Según la opinión de muchos clientes, don Luis era el típico pelmazo al que irremediablemente había que soportar por su generosa afición a pagar las rondas propias y, sobre todo, las ajenas. Aunque, en honor a la verdad, a don Luis, un hombre muy entrado ya en años, se le tenía mucha envidia por sus exquisitos ademanes, por su innata elegancia en el vestir, casi siempre con impolutos trajes de tonos claros, y por su inestimable cultura tabernaria, ecléctica sabiduría que le permitía mantener una conversación ya fuera sobre el genio de Mozart o sobre las insuperables verónicas de Paco Camino. No se le conocía familia o allegados, ni mucho menos mujer o compañera sentimental, pero sí su afición desmesurada por los chispazos de un conocido brandy de implicaciones taurinas. Don Luis era un ser solitario que diariamente duplicaba o triplicaba las visitas a todos los bares y tabernas de la calle Alcántara y sus aledaños, sin excepción. Muchos dudaban de su condición sexual aludiendo a la candidez de su expresión cuando, ya bien entrada la tarde, el brandy acumulado en sus entrañas le ayudaba a desatascar los afectos más celosamente protegidos.
Pero la estrella de don Luis comenzó a declinar cuando los síntomas de una misteriosa enfermedad empezaron a mostrarse con toda su crudeza, provocando una serie de alteraciones en la conducta de este buen hombre que resultaban tan patéticas como inverosímiles. Don Luis perdió la conciencia de su más reciente memoria, repitiendo los mismos actos como una noria sin fin. El simple hecho de mantener una conversación con él era una empresa imposible debido a que repetía una y otra vez lo inicialmente expuesto sin la más mínima noción de su disparatada redundancia en todos los gestos y comentarios. En aquellos tiempos nadie había oído hablar del llamado «mal de Alzheimer», por lo que muchas hipótesis fueron expuestas por la clientela para tratar de desentrañar el maleficio que se había adueñado del alma de don Luis. Paco, el taxista, sentenció, basándose en la enciclopedia Aguilar que tenía en casa, que don Luis padecía el síndrome de Korsakoff, pero nadie le prestó mayor atención. Para empeorar todo aún más, esta especie de amnesia instantánea y continuada de don Luis se trasladaba a sus hábitos de barra, provocando que nada más acabar de consumir su chispazo de brandy, acompañado por agua de Seltz, solicitase el que para los camareros suponía el segundo mas para él seguía siendo el primero. De buena fe, muchos dependientes de los bares se las ingeniaban como podían para tratar de convencer a don Luis de sus excesos alcohólicos pero dada la peculiar característica de su enfermedad — y sus arrebatos de mal genio — esta iniciativa no tuvo todo el éxito esperado. Al caer la noche, don Luis caminaba dando tumbos por la calle y gracias a la ayuda de los troncos de las acacias y de algún ángel de la guardia desconocido, podía, más salvo que sano, regresar a duras penas a su domicilio.

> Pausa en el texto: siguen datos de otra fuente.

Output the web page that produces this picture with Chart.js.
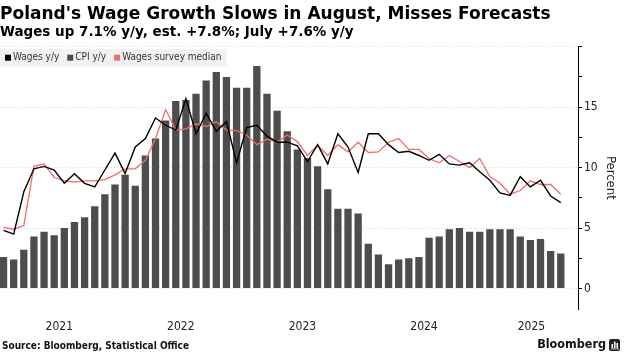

Una soleada mañana de mayo, don Luis se presentó en el bar con aspecto desaliñado y sin la americana que conjuntaba su elegante traje. Argüía «un calor horrible, horrible» para justificar su inhabitual estampa. Otro día apareció sin corbata y antes de acabar la semana con una simple camiseta de nylon, al tiempo que, paralelamente, su aseo personal se iba deteriorando de manera vertiginosa. No tardó en prescindir de los zapatos. Y siempre con la misma letanía: –«Es que hace un calor horrible, horrible» –. Fue durante la sobremesa de un sábado cuando la policía no tuvo más remedio que detenerle ante las escandalizadas voces de los vecinos que pudieron observar como don Luis había elegido un traje calcado al que debió llevar Adán en el Edén. Y, de la misma manera que Adán, don Luis no sintió pudor alguno, ya que su mente no discernía entre el bien y el mal. — «Hace un calor horrible, horrible»– Trataba de justificarse, ante la mirada atónita del agente de policía que porfiaba por ocultar la desnudez de las partes más íntimas de don Luis con las esterillas del coche-patrulla. Finalmente, el Alonso Vega fue su penúltimo destino.